WHAT YOU NEED TO DO:
Find every line in the records below that contains the word "this", and copy each such line.

DATA:

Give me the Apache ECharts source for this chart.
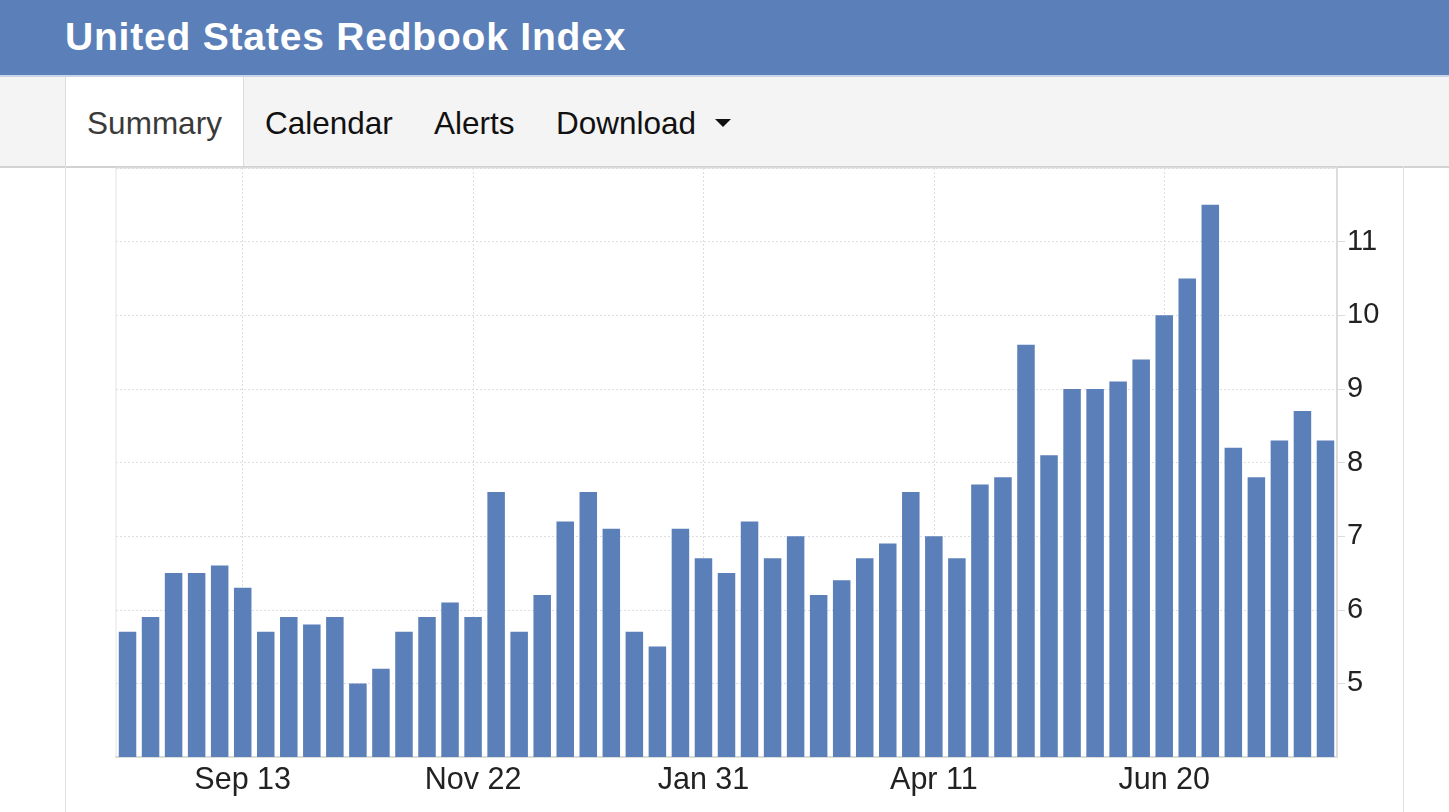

--

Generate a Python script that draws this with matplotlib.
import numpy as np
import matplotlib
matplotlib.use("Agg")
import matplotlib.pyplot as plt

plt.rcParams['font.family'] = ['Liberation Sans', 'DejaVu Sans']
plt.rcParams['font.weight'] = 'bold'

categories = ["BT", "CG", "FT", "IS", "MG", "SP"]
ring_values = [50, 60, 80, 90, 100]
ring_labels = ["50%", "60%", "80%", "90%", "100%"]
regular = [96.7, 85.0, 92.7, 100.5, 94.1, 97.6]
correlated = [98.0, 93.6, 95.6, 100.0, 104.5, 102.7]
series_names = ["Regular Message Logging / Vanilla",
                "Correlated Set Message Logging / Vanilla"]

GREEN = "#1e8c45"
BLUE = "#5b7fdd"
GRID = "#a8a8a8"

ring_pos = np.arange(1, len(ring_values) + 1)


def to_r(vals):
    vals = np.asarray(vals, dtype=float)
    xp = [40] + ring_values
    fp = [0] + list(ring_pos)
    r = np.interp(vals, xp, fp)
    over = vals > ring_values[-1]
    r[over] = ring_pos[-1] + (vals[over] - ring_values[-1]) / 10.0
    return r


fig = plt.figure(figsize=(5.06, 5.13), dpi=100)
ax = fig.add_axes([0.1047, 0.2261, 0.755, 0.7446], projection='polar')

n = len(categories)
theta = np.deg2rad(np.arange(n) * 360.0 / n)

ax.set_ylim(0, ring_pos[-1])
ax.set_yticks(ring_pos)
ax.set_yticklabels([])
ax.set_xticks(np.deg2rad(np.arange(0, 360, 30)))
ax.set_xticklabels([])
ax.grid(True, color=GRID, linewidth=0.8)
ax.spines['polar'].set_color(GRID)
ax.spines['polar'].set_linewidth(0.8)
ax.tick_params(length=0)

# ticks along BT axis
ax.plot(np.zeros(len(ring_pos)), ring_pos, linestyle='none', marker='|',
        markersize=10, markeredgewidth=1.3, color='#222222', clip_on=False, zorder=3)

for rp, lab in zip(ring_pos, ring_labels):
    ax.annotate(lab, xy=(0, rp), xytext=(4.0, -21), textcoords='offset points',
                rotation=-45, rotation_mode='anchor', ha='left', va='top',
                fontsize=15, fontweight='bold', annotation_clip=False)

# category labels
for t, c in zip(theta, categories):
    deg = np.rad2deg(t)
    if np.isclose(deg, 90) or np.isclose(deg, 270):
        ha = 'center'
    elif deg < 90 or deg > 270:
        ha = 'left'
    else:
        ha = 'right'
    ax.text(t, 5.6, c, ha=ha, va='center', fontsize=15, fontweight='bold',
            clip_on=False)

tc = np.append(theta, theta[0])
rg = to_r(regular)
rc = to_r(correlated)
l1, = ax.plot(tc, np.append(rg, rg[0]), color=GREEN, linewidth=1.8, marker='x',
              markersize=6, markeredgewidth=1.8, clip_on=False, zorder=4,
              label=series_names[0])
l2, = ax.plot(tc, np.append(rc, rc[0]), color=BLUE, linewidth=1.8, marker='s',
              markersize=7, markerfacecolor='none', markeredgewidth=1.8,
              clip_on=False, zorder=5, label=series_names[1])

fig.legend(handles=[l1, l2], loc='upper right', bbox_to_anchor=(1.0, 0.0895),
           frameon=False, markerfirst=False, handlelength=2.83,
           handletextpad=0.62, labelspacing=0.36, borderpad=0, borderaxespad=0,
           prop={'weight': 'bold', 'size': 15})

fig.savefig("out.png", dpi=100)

THE REPLY:
Give me the Apache ECharts source for this chart.
Generate a Python script that draws this with matplotlib.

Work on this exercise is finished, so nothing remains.